Stifling tears makes you sniffle.
I was not allowed to leave the living room to go get a tissue, if she saw snot
running out of my nose she would be furious, if I sniffled it would make her
furious because she hated that sound. I was caught—to cry would get me a
spanking, to force myself to stop crying would make my nose run and I didn’t
have permission to leave the room to get a tissue which means I would sniffle
and she would likely backhand me for it. I sniffed, she glared, I pointed
towards the bathroom with one hand, my nose with the other and she gave me a
grudging nod.
I clearly remember Petey being
annoyed at us because he couldn’t hear his cartoons. He turned the TV up so
loud that my mother turned it off, which made him mad at me. She send us both
outside to play and he stayed mad at me the whole day because he had been
deprived of his morning fix of Popeye and Oswald the Rabbit. When my father got
home I heard my mother haranguing him in the kitchen and a few minutes later he
came out, scooped up Petey and the two of them drove off in his car. When they
came back Petey had a proper butch haircut. Nobody said anything more to me about
it—I remember my father’s face as he and Petey got into the car, a look of
suppressed mirth—so I suspect he told my mother to let it go and she did.

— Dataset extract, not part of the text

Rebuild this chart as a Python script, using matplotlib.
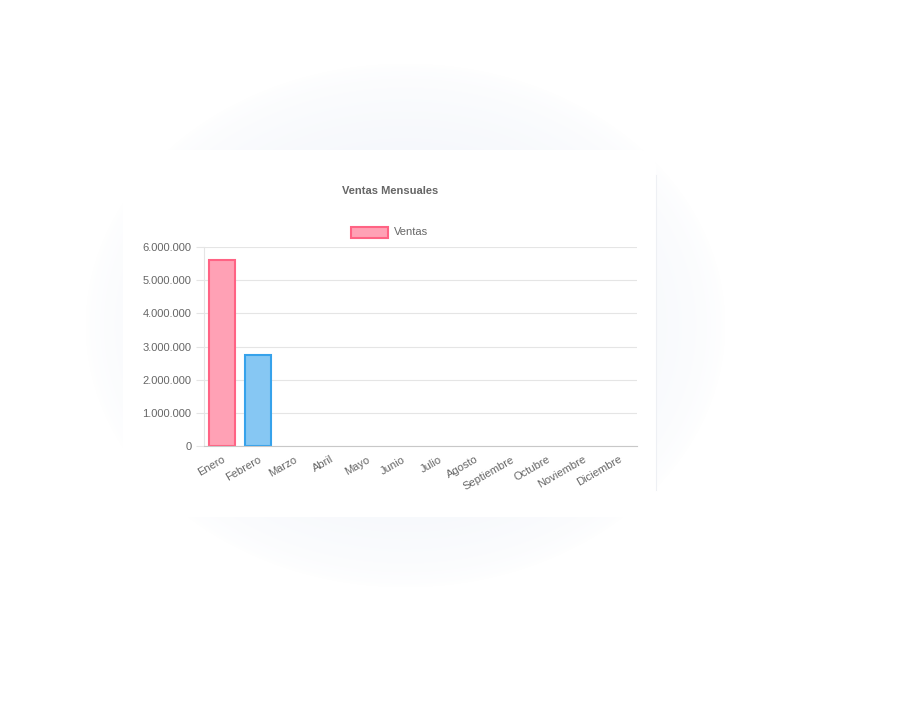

What I learned from this was that
I couldn’t trust my mother. Nobody told me not to trust what she said when she
was asleep, in fact, nobody said anything at all about it. All I knew was that
I asked permission, got permission, and got in trouble for it anyway. I
remember feeling kind of hopeless at the realization that I could do everything
exactly by the rules and still come out in a heap of trouble. It was many years
later, after my parents were divorced, that I discovered that unless my mother
was sitting up in the bed with both of her feet on the floor, you could not
trust a thing she said because she was still asleep and she refused to be
responsible for anything she said in that condition…I was in trouble for asking
because I “should know” her brain was still asleep.
It would have been nice if
somebody had bothered to tell me about that much earlier on.